- [GIVEN ENTRIES]:
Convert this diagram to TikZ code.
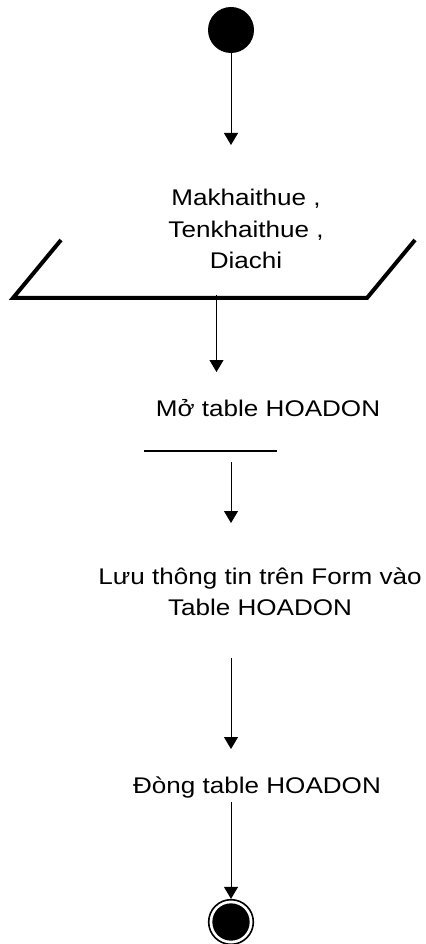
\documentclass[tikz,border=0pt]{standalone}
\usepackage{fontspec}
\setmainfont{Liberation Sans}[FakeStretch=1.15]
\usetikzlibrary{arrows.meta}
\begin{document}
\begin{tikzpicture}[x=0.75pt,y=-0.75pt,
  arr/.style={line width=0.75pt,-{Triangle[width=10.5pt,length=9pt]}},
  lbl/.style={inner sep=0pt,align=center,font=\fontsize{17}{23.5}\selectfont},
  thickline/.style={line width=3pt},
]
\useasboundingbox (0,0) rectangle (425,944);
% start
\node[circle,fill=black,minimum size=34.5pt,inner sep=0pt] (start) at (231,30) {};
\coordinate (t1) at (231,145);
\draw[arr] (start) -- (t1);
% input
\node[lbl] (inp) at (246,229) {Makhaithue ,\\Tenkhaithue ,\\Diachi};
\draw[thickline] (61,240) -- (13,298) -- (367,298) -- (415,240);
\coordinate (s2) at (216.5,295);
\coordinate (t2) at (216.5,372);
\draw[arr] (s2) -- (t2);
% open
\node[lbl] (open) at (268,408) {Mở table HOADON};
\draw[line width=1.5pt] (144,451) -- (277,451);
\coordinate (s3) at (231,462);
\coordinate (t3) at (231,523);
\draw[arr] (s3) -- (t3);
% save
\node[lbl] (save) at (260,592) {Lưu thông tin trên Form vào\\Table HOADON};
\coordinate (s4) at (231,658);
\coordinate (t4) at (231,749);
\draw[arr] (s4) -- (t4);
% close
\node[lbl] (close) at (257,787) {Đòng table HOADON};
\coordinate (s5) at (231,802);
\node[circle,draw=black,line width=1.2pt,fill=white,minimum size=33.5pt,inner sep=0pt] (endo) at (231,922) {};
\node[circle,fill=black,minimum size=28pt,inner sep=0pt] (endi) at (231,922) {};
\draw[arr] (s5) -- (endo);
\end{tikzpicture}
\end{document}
==
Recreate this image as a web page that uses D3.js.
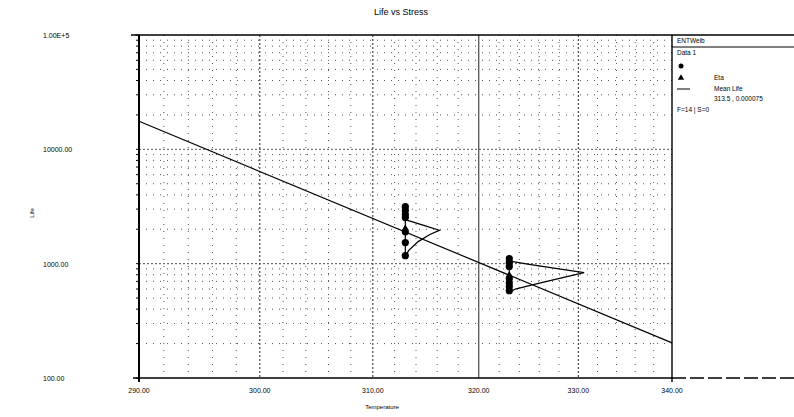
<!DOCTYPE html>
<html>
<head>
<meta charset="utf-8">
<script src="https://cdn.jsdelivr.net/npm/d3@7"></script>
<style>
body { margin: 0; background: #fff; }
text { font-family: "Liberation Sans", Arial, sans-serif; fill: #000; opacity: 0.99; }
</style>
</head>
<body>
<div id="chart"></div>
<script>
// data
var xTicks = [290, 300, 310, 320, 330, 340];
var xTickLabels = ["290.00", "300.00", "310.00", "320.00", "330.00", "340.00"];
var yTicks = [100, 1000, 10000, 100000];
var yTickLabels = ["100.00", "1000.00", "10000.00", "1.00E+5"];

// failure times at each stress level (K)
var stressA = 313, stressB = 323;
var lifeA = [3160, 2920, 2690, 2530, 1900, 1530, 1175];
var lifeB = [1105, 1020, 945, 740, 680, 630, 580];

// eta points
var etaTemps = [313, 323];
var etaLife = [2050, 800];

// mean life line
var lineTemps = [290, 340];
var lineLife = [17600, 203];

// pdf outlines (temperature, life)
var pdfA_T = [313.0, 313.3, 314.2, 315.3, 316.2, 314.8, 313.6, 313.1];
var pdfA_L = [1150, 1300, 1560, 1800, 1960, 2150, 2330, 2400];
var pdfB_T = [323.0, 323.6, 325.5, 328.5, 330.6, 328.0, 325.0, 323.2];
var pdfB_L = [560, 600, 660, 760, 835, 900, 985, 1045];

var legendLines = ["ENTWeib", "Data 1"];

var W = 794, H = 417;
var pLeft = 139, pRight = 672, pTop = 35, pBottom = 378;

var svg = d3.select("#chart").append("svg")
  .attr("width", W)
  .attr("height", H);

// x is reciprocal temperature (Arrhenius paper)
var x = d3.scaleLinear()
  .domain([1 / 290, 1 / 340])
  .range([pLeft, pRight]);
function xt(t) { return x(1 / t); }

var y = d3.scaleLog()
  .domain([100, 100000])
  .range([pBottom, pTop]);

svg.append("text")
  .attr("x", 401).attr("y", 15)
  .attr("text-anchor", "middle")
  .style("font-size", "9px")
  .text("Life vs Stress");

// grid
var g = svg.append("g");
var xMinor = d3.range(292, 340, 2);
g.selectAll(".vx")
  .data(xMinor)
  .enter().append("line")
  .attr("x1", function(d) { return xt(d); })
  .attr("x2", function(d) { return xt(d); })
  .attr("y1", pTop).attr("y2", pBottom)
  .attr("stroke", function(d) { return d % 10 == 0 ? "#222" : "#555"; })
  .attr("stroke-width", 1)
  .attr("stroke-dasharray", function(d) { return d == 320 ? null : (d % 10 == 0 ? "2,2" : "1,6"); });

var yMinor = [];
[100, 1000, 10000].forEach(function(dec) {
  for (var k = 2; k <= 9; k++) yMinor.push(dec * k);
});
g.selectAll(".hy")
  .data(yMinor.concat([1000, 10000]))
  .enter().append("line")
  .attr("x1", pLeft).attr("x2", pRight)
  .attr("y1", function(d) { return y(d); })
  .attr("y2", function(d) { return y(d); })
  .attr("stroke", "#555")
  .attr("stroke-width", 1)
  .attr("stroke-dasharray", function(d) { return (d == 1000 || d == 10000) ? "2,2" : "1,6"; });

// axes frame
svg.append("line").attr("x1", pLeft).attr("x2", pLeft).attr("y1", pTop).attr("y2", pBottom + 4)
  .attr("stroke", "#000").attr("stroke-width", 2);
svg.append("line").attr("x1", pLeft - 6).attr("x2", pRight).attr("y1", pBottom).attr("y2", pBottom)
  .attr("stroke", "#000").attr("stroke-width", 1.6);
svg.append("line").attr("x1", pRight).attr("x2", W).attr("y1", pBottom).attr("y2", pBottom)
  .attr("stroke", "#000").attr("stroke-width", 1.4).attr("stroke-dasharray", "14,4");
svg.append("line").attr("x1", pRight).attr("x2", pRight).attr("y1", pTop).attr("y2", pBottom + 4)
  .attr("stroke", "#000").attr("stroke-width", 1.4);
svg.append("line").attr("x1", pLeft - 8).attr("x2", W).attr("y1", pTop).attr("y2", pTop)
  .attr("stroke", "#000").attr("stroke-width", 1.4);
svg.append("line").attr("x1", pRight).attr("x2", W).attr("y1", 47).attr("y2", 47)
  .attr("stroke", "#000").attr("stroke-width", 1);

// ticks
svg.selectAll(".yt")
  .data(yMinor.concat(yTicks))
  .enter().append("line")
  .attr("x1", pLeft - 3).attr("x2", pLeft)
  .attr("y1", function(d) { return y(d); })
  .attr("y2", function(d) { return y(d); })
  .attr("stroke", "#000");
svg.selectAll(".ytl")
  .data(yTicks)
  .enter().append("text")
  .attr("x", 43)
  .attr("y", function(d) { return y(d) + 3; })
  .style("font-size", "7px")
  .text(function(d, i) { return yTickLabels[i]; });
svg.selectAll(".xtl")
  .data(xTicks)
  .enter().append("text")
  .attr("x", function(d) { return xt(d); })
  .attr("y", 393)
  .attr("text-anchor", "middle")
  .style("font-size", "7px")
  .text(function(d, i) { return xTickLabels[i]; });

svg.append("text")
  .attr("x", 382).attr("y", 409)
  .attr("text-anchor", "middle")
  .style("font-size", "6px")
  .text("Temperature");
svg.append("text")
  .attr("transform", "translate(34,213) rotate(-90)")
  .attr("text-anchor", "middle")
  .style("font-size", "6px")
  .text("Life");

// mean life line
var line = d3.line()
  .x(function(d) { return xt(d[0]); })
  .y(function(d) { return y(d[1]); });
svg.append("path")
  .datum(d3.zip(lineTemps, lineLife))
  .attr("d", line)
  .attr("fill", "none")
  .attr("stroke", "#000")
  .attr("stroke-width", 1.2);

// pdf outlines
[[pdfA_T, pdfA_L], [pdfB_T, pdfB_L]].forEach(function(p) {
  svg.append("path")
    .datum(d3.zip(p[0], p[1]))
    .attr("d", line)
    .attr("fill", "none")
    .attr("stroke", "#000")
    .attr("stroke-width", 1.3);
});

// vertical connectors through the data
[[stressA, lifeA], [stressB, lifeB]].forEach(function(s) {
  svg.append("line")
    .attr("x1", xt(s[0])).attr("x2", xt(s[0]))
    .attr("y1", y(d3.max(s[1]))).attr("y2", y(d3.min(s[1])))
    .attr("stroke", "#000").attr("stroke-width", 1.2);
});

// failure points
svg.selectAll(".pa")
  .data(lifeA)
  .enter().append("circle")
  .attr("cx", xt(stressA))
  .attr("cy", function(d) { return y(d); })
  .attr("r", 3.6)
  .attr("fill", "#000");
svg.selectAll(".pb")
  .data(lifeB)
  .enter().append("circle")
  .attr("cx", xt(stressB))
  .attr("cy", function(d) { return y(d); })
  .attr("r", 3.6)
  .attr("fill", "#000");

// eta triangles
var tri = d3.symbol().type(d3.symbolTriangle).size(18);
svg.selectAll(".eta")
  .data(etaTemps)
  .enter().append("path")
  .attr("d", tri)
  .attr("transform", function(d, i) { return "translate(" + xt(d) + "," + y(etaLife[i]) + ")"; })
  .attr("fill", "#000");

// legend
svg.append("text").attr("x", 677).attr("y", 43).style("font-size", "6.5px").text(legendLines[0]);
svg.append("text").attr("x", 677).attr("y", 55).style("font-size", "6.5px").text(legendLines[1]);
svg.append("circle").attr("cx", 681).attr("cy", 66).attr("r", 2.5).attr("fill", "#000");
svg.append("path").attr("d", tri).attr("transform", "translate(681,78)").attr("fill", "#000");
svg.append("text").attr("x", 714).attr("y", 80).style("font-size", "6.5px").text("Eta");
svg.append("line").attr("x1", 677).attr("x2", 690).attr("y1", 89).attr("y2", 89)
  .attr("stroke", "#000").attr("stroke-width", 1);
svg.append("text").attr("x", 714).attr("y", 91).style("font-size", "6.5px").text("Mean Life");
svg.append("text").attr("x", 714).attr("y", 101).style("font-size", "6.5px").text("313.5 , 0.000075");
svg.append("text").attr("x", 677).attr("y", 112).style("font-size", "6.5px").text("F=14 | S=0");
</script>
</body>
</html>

- [WORK TO COMPLETE]: In the listing, find each line with the string "this" and copy it.

- [WRITTEN RESPONSE]:
Convert this diagram to TikZ code.
Recreate this image as a web page that uses D3.js.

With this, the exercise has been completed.